In 2006 the Virgin Islands Daily News reported that Donastorg listed on his resume a bachelor's degree in business administration from Madison University in 2005. Investigation by the newspaper revealed that Madison was not accredited by any recognized agency and was listed on the "Non-Approved Entities" list of the Mississippi Commission on College Accreditation. Madison provided names of several "accreditors" that the newspaper found are either not engaged in accreditation or are not recognized accreditors in the United States, including the World Association of Universities and Colleges, National Academy of Higher Education, and the Association of Distance Learning Programs. After publication of this information, Donastorg's attorney notified the newspaper that he would sue over the article. Donastorg told the newspaper that his online classes through Madison University "were among some of the most challenging of his academic career" and he was not aware that Madison's accreditation was unrecognized.

===Political career===
Donastorg was first elected to the U.S. Virgin Islands Legislature in 1994. He took office as a Senator in January 1995 at the beginning of the 21st Legislature and served as Senator for seven terms through January 2011.

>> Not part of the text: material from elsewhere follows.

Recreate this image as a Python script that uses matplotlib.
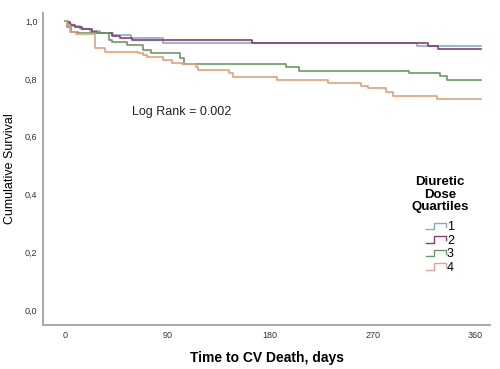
import matplotlib
matplotlib.use("Agg")
import matplotlib.pyplot as plt
from matplotlib.lines import Line2D
from matplotlib.legend_handler import HandlerBase

plt.rcParams['font.family'] = ['Liberation Sans', 'DejaVu Sans']

# Kaplan-Meier step points (day, survival)
q1_days = [0, 3, 6, 13, 22, 31, 42, 58, 86, 309, 365]
q1_surv = [1.0, 0.99, 0.983, 0.972, 0.965, 0.958, 0.953, 0.942, 0.924, 0.913, 0.913]

q2_days = [0, 2, 4, 9, 15, 24, 28, 41, 48, 59, 164, 318, 327, 365]
q2_surv = [1.0, 0.996, 0.986, 0.980, 0.971, 0.963, 0.958, 0.948, 0.943, 0.933, 0.924, 0.913, 0.903, 0.903]

q3_days = [0, 2, 5, 11, 39, 41, 54, 68, 75, 101, 104, 194, 205, 302, 329, 335, 365]
q3_surv = [1.0, 0.98, 0.963, 0.958, 0.934, 0.926, 0.917, 0.900, 0.888, 0.872, 0.853, 0.842, 0.828, 0.819, 0.810, 0.796, 0.796]

q4_days = [0, 2, 4, 10, 26, 35, 64, 68, 72, 86, 94, 103, 115, 117, 144, 147, 186, 231, 260, 266, 282, 288, 326, 365]
q4_surv = [1.0, 0.986, 0.963, 0.954, 0.906, 0.894, 0.888, 0.882, 0.875, 0.865, 0.856, 0.850, 0.842, 0.829, 0.819, 0.807, 0.796, 0.787, 0.775, 0.767, 0.755, 0.740, 0.730, 0.730]

labels = ["1", "2", "3", "4"]
colors = ["#86aacb", "#8c3d6c", "#6b9c62", "#e1a27a"]
legend_colors = ["#86aacb", "#8c3d6c", "#6b9c62", "#e2a0a8"]


class StepHandler(HandlerBase):
    def create_artists(self, legend, orig_handle, xdescent, ydescent,
                       width, height, fontsize, trans):
        x0, y0 = -xdescent, -ydescent
        xs = [x0, x0 + 0.4 * width, x0 + 0.4 * width, x0 + width, x0 + width]
        ys = [y0 + 0.15 * height, y0 + 0.15 * height, y0 + 0.85 * height,
              y0 + 0.85 * height, y0 + 0.4 * height]
        ln = Line2D(xs, ys, color=orig_handle.get_color(), lw=1.0, transform=trans)
        return [ln]


fig = plt.figure(figsize=(5, 3.69), dpi=100)
ax = fig.add_axes([0.086, 0.1192, 0.894, 0.8456])

for d, s, c in zip([q1_days, q2_days, q3_days, q4_days],
                   [q1_surv, q2_surv, q3_surv, q4_surv], colors):
    ax.step(d, s, where='post', color=c, lw=1.2)

ax.set_xlim(-19.3, 372.8)
ax.set_ylim(-0.052, 1.028)
ax.set_xticks([0, 90, 180, 270, 360])
ax.set_yticks([0.0, 0.2, 0.4, 0.6, 0.8, 1.0])
ax.set_yticklabels(["0,0", "0,2", "0,4", "0,6", "0,8", "1,0"])
ax.tick_params(length=0, labelsize=6.5, colors="#333333", pad=4)

for side in ['top', 'right']:
    ax.spines[side].set_visible(False)
for side in ['left', 'bottom']:
    ax.spines[side].set_color("#a8a8a8")
    ax.spines[side].set_linewidth(1.4)

ax.set_ylabel("Cumulative Survival", fontsize=9)
ax.yaxis.set_label_coords(-0.061, 0.5)
ax.set_xlabel("Time to CV Death, days", fontsize=10, fontweight='bold')
ax.xaxis.set_label_coords(0.5, -0.083)

ax.text(102, 0.687, "Log Rank = 0.002", fontsize=9, ha='center', va='center', color="#222222")

# legend title drawn separately so the gap above the entries can match
ax.text(0.888, 0.417, "Diuretic\nDose\nQuartiles", transform=ax.transAxes,
        fontsize=9.5, fontweight='bold', ha='center', va='center',
        multialignment='center', linespacing=1.05)

handles = [Line2D([], [], color=c) for c in legend_colors]
leg = ax.legend(handles, labels,
                handler_map={Line2D: StepHandler()},
                loc='center', bbox_to_anchor=(0.888, 0.248), frameon=False,
                fontsize=9, handlelength=1.6, handletextpad=0.1,
                labelspacing=0.12, borderpad=0)

fig.savefig("out.png", dpi=100)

Donastorg was previously a candidate for Governor of the U.S. Virgin Islands in 2006 as an Independent. His running mate for Lieutenant Governor was Dr. Cora Christian. However, Donastorg was defeated in the general election by John de Jongh, who won the 2006 gubernatorial election.

On July 25, 2010, Adlah Donastorg announced his candidacy for Governor of the U.S. Virgin Islands in the upcoming 2010 gubernatorial election. He announced his intention to challenge incumbent Governor John de Jongh in the Democratic primary on September 11, 2010. Donastorg, in his candidacy speech at the Estate La Grande Princesse, chose his running mate, Samuel Baptiste.

Donastorg pledged to focus on crime reduction. He challenged Governor de Jongh to three debates.

In the 2010 Democratic gubernatorial primary election, Donastorg was defeated by incumbent Governor John de Jongh. Governor de Jongh received 7,487 votes, or 53% of the vote, while Donastorg and Baptiste came in second place with 4,300 votes in the primary.

Donastorg is running for governor of the United States Virgin Islands in 2026 as an independent.

===2010 trial===
Donastorg was arrested on March 5, 2010, in Saint Croix, in connection with a January 2010 alleged assault. He turned himself in at the request of investigators.

Donastorg was charged with four counts of domestic violence, including two felony charges. The charges were third-degree assault, using a dangerous weapon, aggravated assault and brandishing a deadly weapon. His accuser accused Donastorg of assault and threatening her with a gun. However, the woman recanted her claims against Donastorg on March 9, four days after his arrest.

Donastorg's lawyer accused the prosecution of political motivation, since the charges were filed during a gubernatorial election year. The judge in the case agreed to allow expert testimony in the trial, which began on September 20, 2010.

On September 23, 2010, a twelve-member jury found Donastorg not guilty and acquitted him of all charges.